In quest’ultimo tempo ho fatto due esperienze assolutamente contrapposte su quell’attività umana che il vocabolario definisce: lavoro.
Veniamo alle due prime esperienze di lavoro nel quale mi sono imbattuto. La prima: essendo guastato l’impianto di amplificazione sonora della mia “Cattedrale fra i cipressi” sono ricorso ad una ditta del settore.
Penso sia una pìccola azienda formata dal “padrone”, tutto impegnato a reperire lavoro e dal “dipendente” che segue le installazioni e le riparazioni richieste.
Non so se ammirare più il primo che il secondo o viceversa!
Puntualità, disponibilità, competenza, impegno e cortesia!
M’è parso tutto questo un mix veramente meraviglioso, e sorprendente perché non è facile trovarne un altro pari.

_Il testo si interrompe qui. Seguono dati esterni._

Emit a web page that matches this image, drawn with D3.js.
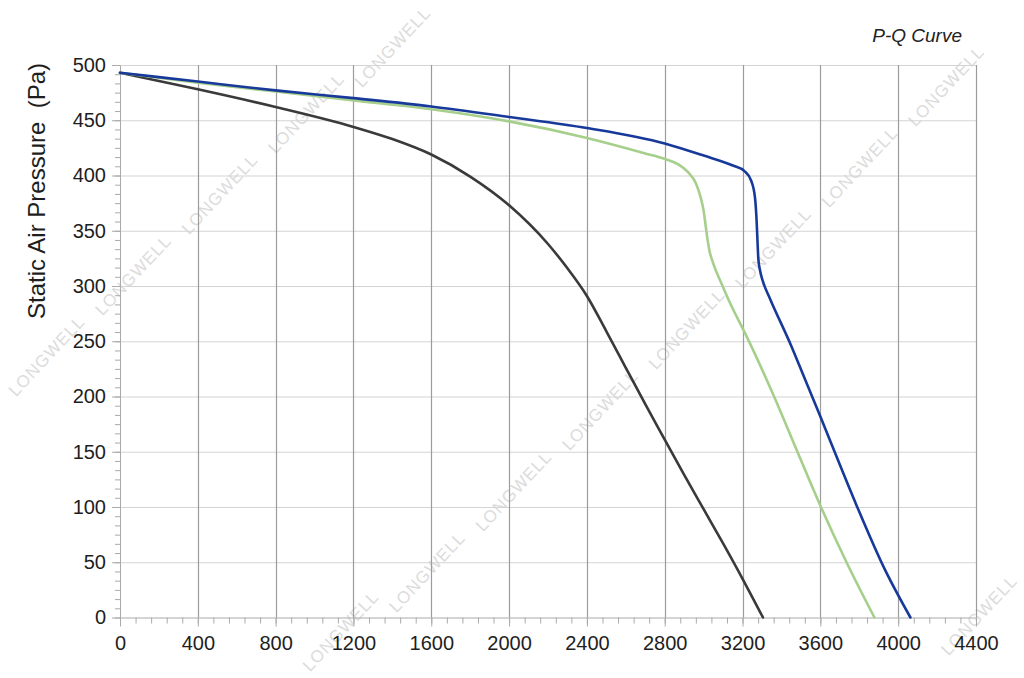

Secondo esempio di lavoro, ossia di un impegno serio, competente e generoso: al don Vecchi abbiamo un centro cottura del catering “Serenissima ristorazione” nel quale lavora una cuoca di mezza età, che veramente sarebbe giusto offrirle una croce al merito o il titolo di “maestra del lavoro”. Arriva presto ed ogni giorno cucina dai 150 ai 200 pasti, con una bravura, un senso del dovere, ed una amabilità e generosità pressoché illimitata. Io non l’ho mai sentita lagnarsi, sentirsi vittima e sfruttata dai “padroni”, anzi pare che ci trovi gusto d’accontentare i suoi numerosi clienti diversificando perfino il menù. Credo che la stima l’affetto e la riconoscenza di noi utenti la gratifichi e l’aiuti a lavorare come se andasse a divertirsi.
In contrapposizione a questi esempi purtroppo vengo a conoscenza di “lavoro” apprezzato e sorretto da parte dei sindacati, che avallano i fannulloni, quelli che timbrano il cartellino e poi vanno dal parrucchiere, quelli che pare facciano di tutto perché la loro azienda fallisca, quelli che non accettano uno straordinario per morte a morire, quelli che si nascondono dietro il mansionario e i diritti del lavoratore, quelli che pare siano impegnati a produrre miseria e disoccupazione, quelli che perfino protestano perché altri, “vedi Reggia di Caserta” lavorano troppo!
Da qualche tempo penso che il dizionario dovrebbe descrivere il lavoro serio come attività umana tesa a soddisfare i bisogni e creare benessere, e “il lavoro” concepito dai sindacati e da certi dipendenti dagli enti statali e parastatali che in questo caso potrebbe essere definito: un modo comodo per sbarcare il lunario senza far niente!